Since its arrival on July 1st of 2004, the Cassini spacecraft has revealed an astonishing and complex picture of the Saturnian system. Among the unexpected results are the high activity of Enceladus, a very rich and complex ring structure, and the internal ocean of Titan. Most of the satellites have unexpectedly high eccentricities, geologically young surfaces and active interiors. The mutual interactions between Saturn, its satellites and the rings determine the evolutionary history leading to its current dynamical configuration.

It is generally admitted that tidal dissipation is the most likely mechanism for both changing the orbits and heating the synchronously rotating satellites. The angular momentum transfer within the Saturn system is associated with the dynamical configuration like resonances and eventually the possible resurfacing rate of the satellites. Several satellites are in mean motion orbital resonances such as the pairs Dione and Enceladus, Mimas and Tethys. The undamped eccentricities and inclinations of the satellites can be due to past or present resonances.

The Saturn system raises several open questions such as the origin of mechanisms of satellite resurfacing, coherent scenarios for capture into resonance for different pairs of satellites and the initial state of the rings. All these questions motivate global dynamical studies that take into account the tidal interactions and secular variations of the orbital parameters.

Our international scientific team is composed of experts from different fields related to planetary sciences (including astrometry of the Solar system objects, orbital and rotational dynamics, physics of tidal dissipation in planetary and stellar interiors).
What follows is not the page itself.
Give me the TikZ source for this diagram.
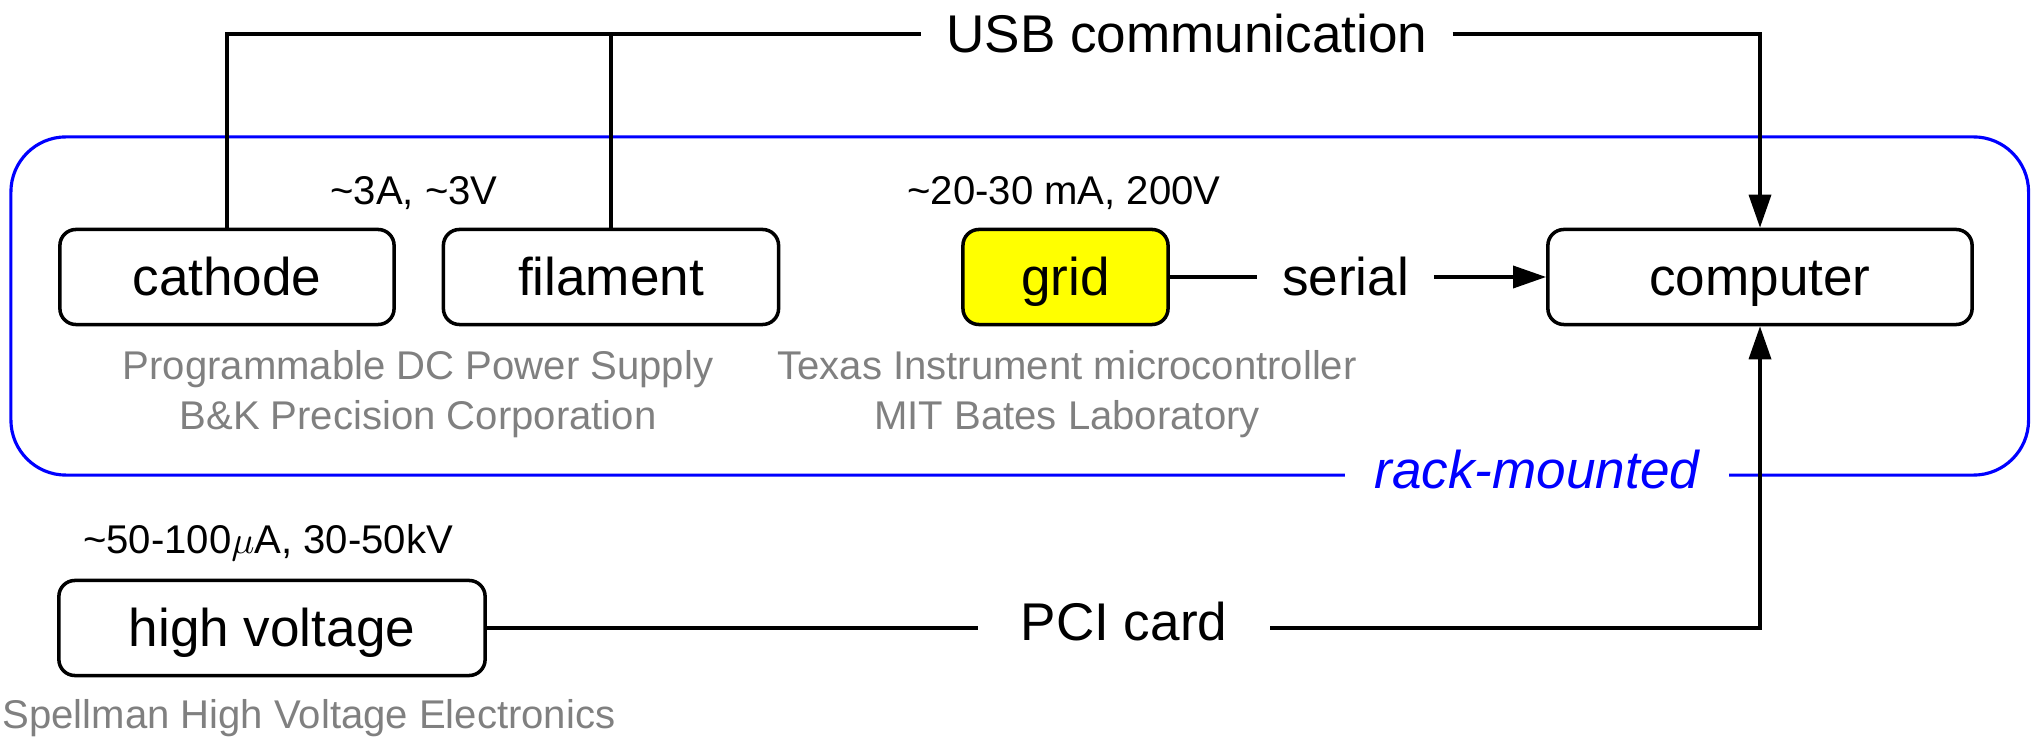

First, using the accurate positions of Saturn’s satellites observed for more than a century and adding the new Cassini data, our team will provide updated secular variations of the orbital elements of the satellites that are to be related to internal dissipation processes, via the quality factor Q. Second, the past orbital history of the Saturn system will be revisited, including Enceladus’ tidal dissipation and ring interactions. Finally, new results concerning the resurfacing and interior modeling of the satellites will be produced.